#### [Directions]
Print, word for word, the opening line of the data below and every line after it through the line that contains "import numpy as np", but not the pictures.

#### [Recorded data]
"""
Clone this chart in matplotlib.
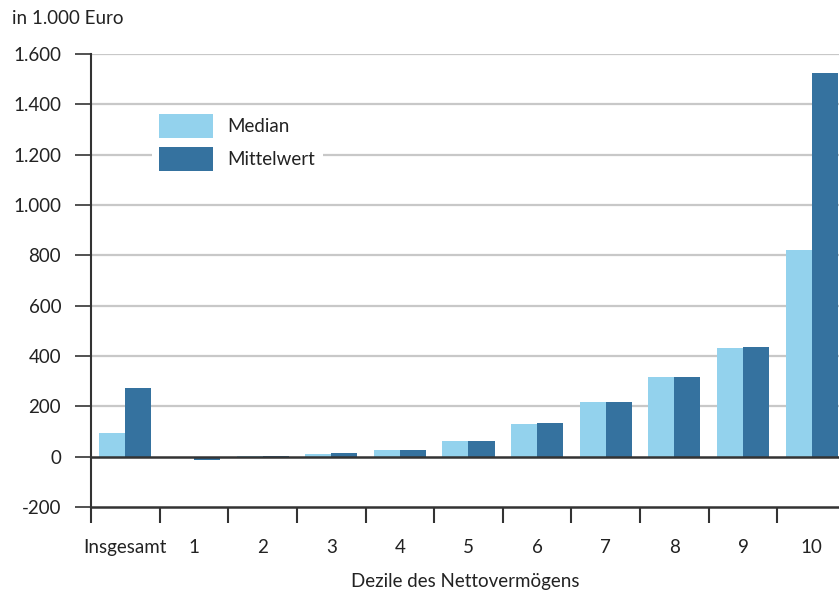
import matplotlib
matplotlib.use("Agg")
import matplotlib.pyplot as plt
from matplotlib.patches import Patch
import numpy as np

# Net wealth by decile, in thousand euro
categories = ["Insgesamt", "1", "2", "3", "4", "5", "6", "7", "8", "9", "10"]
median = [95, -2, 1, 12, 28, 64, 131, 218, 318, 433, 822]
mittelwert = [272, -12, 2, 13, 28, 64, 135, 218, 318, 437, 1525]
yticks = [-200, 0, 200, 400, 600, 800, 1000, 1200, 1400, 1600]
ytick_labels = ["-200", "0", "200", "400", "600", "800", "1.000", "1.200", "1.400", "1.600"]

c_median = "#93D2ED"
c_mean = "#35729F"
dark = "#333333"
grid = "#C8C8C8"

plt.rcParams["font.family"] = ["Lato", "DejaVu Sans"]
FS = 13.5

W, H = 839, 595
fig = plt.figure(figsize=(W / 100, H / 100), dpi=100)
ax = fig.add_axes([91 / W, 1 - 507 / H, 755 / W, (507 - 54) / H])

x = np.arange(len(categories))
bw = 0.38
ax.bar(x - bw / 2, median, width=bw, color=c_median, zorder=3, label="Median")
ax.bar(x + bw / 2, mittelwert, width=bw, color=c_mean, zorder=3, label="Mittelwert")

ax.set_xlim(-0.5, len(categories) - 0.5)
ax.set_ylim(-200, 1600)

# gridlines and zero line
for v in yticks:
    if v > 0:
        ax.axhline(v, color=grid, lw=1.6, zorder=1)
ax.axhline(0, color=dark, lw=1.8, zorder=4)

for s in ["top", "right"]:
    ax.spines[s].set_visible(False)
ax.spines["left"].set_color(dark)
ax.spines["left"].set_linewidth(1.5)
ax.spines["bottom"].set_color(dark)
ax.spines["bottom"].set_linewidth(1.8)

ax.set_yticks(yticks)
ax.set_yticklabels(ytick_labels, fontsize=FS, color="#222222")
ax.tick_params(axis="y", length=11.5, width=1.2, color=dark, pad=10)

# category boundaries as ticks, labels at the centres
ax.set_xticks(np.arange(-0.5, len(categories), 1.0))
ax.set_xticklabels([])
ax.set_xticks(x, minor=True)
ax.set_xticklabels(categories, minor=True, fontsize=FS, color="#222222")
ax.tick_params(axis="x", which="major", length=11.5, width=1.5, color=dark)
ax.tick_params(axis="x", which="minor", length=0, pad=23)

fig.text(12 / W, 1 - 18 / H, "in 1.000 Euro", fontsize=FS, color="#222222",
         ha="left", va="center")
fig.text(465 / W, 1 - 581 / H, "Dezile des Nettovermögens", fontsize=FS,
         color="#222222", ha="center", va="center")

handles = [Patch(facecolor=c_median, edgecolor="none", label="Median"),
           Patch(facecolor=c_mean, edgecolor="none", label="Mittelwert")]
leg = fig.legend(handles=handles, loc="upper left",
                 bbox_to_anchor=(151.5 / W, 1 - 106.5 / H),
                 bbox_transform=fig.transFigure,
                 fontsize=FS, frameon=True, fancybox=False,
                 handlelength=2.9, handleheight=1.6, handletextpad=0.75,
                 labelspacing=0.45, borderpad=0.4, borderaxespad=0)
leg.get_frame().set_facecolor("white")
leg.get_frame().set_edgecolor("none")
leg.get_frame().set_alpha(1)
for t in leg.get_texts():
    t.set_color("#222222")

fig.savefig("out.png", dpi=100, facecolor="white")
"""
#### [Complete answer]
Clone this chart in matplotlib.
import matplotlib
matplotlib.use("Agg")
import matplotlib.pyplot as plt
from matplotlib.patches import Patch
import numpy as np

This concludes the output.